Balog related an incident when he was fishing a piece of structure late in the season that was loaded with bass. He was catching one chunky smallie after another and decided to experiment. He put an unscented bait on that was the exact size, color and shape as the one he’d been using, except it lacked the garlic scent. After a dozen casts without a strike he replaced the bait with the scented one he’d been using. He caught a four-pound smallie on the first cast.

Balog said that he found commercial garlic scents that worked, but went on a quest to come up with his own concoctions. He super saturates his soft plastics with the scents and keeps them in zip-loc bags separate from other baits and even reserves specially fermented stocks for tournaments. Balog admitted that scent is a positive trigger close to 90% of the time and if nothing else gives him a psychological edge.

Scents might not only be an attractant when it comes to smallmouths, but also be a cover scent. Soft plastic baits smell like, well, plastic when they come out of the mold and scents reduce that unnatural smell. Scents also mask human smells or pheromones that may be alarming to bass. In other words, to a bass you stink! “The idea is to keep unwanted scent off your hands,” said Balog. “I wash my hands with unscented products every time I fish. Most of the research that has been done with regards to bass has been done with largemouths. How much scent influences smallmouths is largely conjecture, but I’ve seen more than my share of coincidences. I think it’s a huge factor when it comes to smallmouths.”

Garlic isn’t the only scent bass have shown an affinity to. Scents and scent-enhanced baits are available in coffee, salt-impregnated, shad, crayfish, anise and others. It only makes sense if you’re fishing a crawfish imitation that adding a crayfish scent will add to the productivity of the bait.

There’s some question about whether scent makes a difference on hard baits that are retrieved at a fast pace. Most agree bass strike a speeding, vibrating crankbait because of what they see and feel. There isn’t time to smell the bait. Smallies may home in on the scent trail left by the bait though if you’ve applied a scent product to the lure and enhanced the illusion.

I’ve experienced times when scent added to hard baits made all the difference in the world.
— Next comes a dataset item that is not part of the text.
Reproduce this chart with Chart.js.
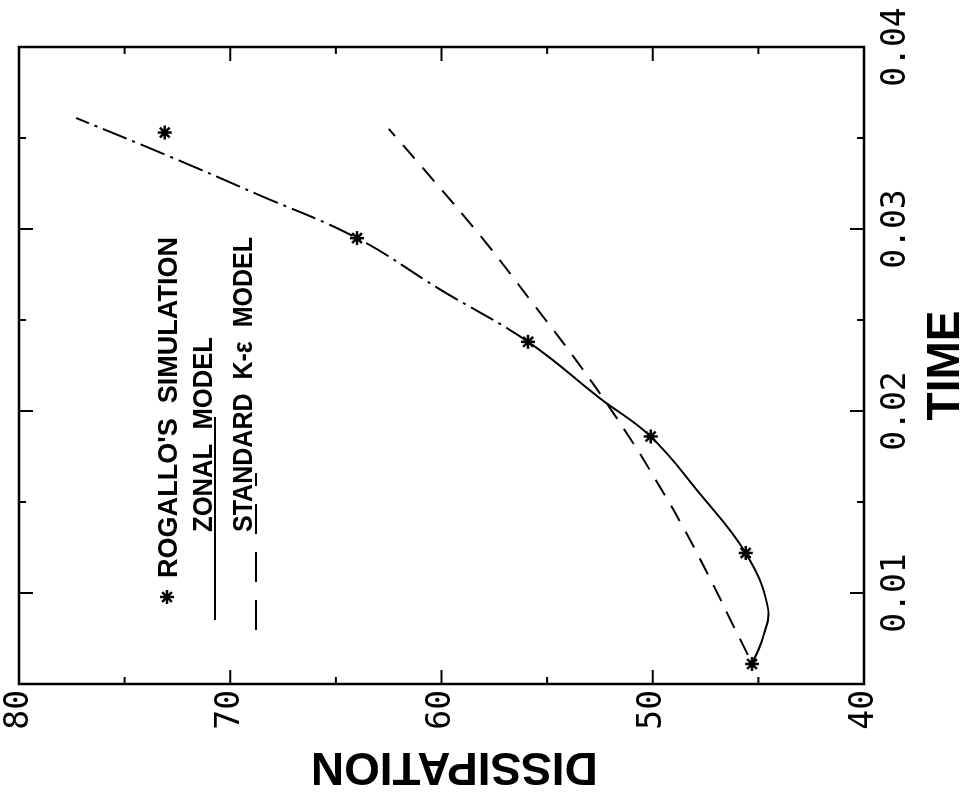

When guiding for winter steelhead I’d add Dr. Juice to crankbaits by liquefying Vaseline in boiling water, filling a film container half full of the Vaseline and the rest with Dr. Juice and then stirred the mixture up. I’d apply the paste to the backs of my crankbaits. I observed many times, especially in super cold water, when the scents made a huge difference between catching fish and going home skunked. Why not stack the odds in your favor?